A Seven Year Journey Across the US, one highway at a time

Decades after Steinbeck, Joshua Dudley Greer also hit the road with his pooch, an English bulldog named Echo. But unlike Steinbeck, Greer stuck as close to the interstates as he could, making photographs with a Toyo large format camera that appear in his new book Somewhere Along the Line. “These highways don’t have a lot of mystique or romance to them,” he says, “but they are such an essential part of our landscape and economy that they deserve to be pictured.”

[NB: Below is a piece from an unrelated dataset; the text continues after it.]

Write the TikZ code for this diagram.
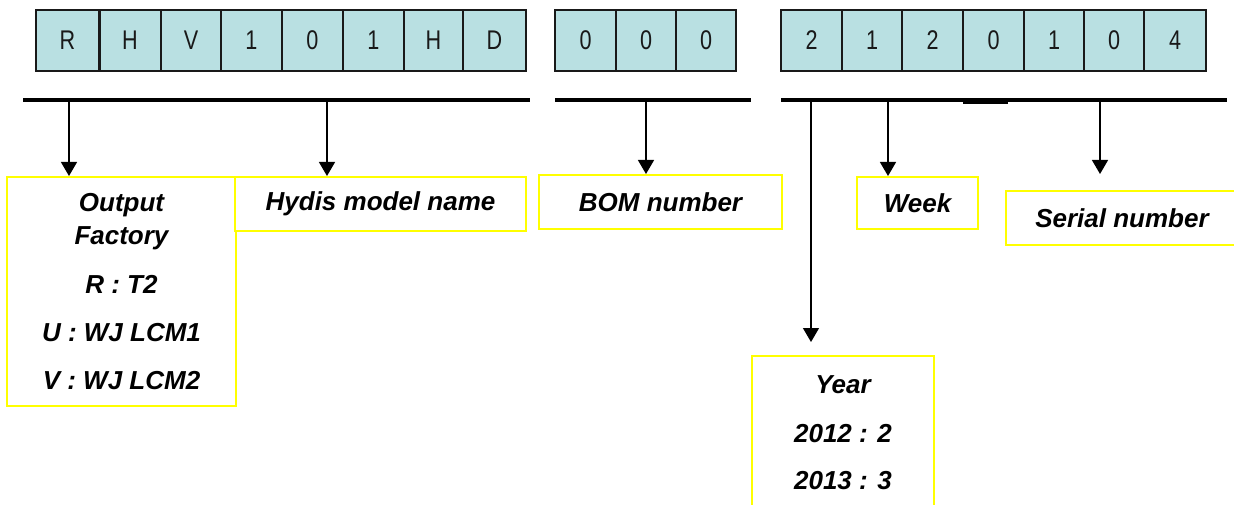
\documentclass[tikz,border=0pt]{standalone}
\usepackage{fontspec}
\setmainfont{Liberation Sans}
\newfontfamily\cellfont[FakeStretch=0.8]{Liberation Sans}
\usetikzlibrary{arrows.meta}
\definecolor{cellfill}{RGB}{185,224,226}
\definecolor{ybox}{RGB}{255,255,0}
\begin{document}
\begin{tikzpicture}[x=1pt,y=-1pt,
  cell/.style={draw=black!90, line width=1.1pt, fill=cellfill, minimum height=61pt, inner sep=0pt,
    font=\cellfont\fontsize{27}{30}\selectfont, text=black!90},
  bar/.style={line width=4pt},
  conn/.style={line width=1.3pt, -{Triangle[width=16pt,length=14pt]}},
  lbl/.style={draw=ybox, line width=2pt, fill=white, inner sep=0pt, align=center,
    font=\bfseries\itshape\fontsize{26}{33}\selectfont}
]
\useasboundingbox (0,0) rectangle (1234,505);

% cells
\foreach \l/\r/\t [count=\i, evaluate=\l as \w using {\r-\l}] in
  {36/99/R, 99/161/H, 161/221/V, 221/282/1, 282/343/0, 343/404/1, 404/463/H, 463/526/D}
  \node[cell, minimum width=\w pt] (ga\i) at ({(\l+\r)/2},40.5) {\t};
\draw[line width=2.5pt, black!90] (ga1.north east) -- (ga1.south east);
\foreach \l/\r/\t [count=\i, evaluate=\l as \w using {\r-\l}] in
  {555/616/0, 616/676/0, 676/736/0}
  \node[cell, minimum width=\w pt] (gb\i) at ({(\l+\r)/2},40.5) {\t};
\foreach \l/\r/\t [count=\i, evaluate=\l as \w using {\r-\l}] in
  {781/842/2, 842/902/1, 902/963/2, 963/1024/0, 1024/1084/1, 1084/1144/0, 1144/1206/4}
  \node[cell, minimum width=\w pt] (gc\i) at ({(\l+\r)/2},40.5) {\t};

% bars
\coordinate (b1l) at (23,100);  \coordinate (b1r) at (530,100);
\coordinate (b2l) at (555,100); \coordinate (b2r) at (751,100);
\coordinate (b3l) at (781,100); \coordinate (b3r) at (1227,100);
\draw[bar] (b1l) -- (b1r);
\draw[bar] (b2l) -- (b2r);
\draw[bar] (b3l) -- (b3r);
\fill (963,98) rectangle (1008,104);

% label boxes
\node[lbl, minimum width=229pt, minimum height=229pt] (out) at (121.5,291.5)
  {Output\\Factory\\[16pt]R : T2\\[15pt]U : WJ LCM1\\[15pt]V : WJ LCM2};
\node[lbl, minimum width=291pt, minimum height=54pt] (hyd) at (380.5,204) {Hydis model name};
\node[lbl, minimum width=243pt, minimum height=54pt] (bom) at (660.5,202) {BOM number};
\node[lbl, minimum width=121pt, minimum height=52pt] (week) at (917.5,203) {Week};
\node[lbl, minimum width=232pt, minimum height=54pt] (ser) at (1122,218) {Serial number};
\node[lbl, minimum width=182pt, minimum height=154pt] (year) at (843,433)
  {Year\\[16pt]2012 : 2\\[14pt]2013 : 3};

% connectors
\coordinate (s1) at (69,102);
\coordinate (s2) at (327,102);
\coordinate (s3) at (646,102);
\coordinate (s4) at (811,102);
\coordinate (s5) at (888,102);
\coordinate (s6) at (1100,102);
\draw[conn] (s1) -- (s1 |- out.north);
\draw[conn] (s2) -- (s2 |- hyd.north);
\draw[conn] (s3) -- (s3 |- bom.north);
\draw[conn, shorten >=13pt] (s4) -- (s4 |- year.north);
\draw[conn] (s5) -- (s5 |- week.north);
\draw[conn, shorten >=16pt] (s6) -- (s6 |- ser.north);
\end{tikzpicture}
\end{document}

Greer has a point: The Interstate Highway System stretches 46,876 miles, twice the length of the equator; though aging, it’s still among the best road networks in the world. Before President Dwight D. Eisenhower funded it in 1956, taking a trip to see your Aunt Leona meant a long, uncomfortable ride down mostly irregular two-lane roads. Eisenhower, (inspired by Germany’s autobahn), envisioned more uniform and efficient four-lane highways connecting all major American cities, making driving faster and safer, improving the economy, and helping defend the country “should an atomic war come.” Building it was a gargantuan undertaking; one report predicted it would require moving enough dirt to bury a small state. Now, an ungodly tonnage of explosives and more than $128 billion later, you can no longer blame potholes for staying home.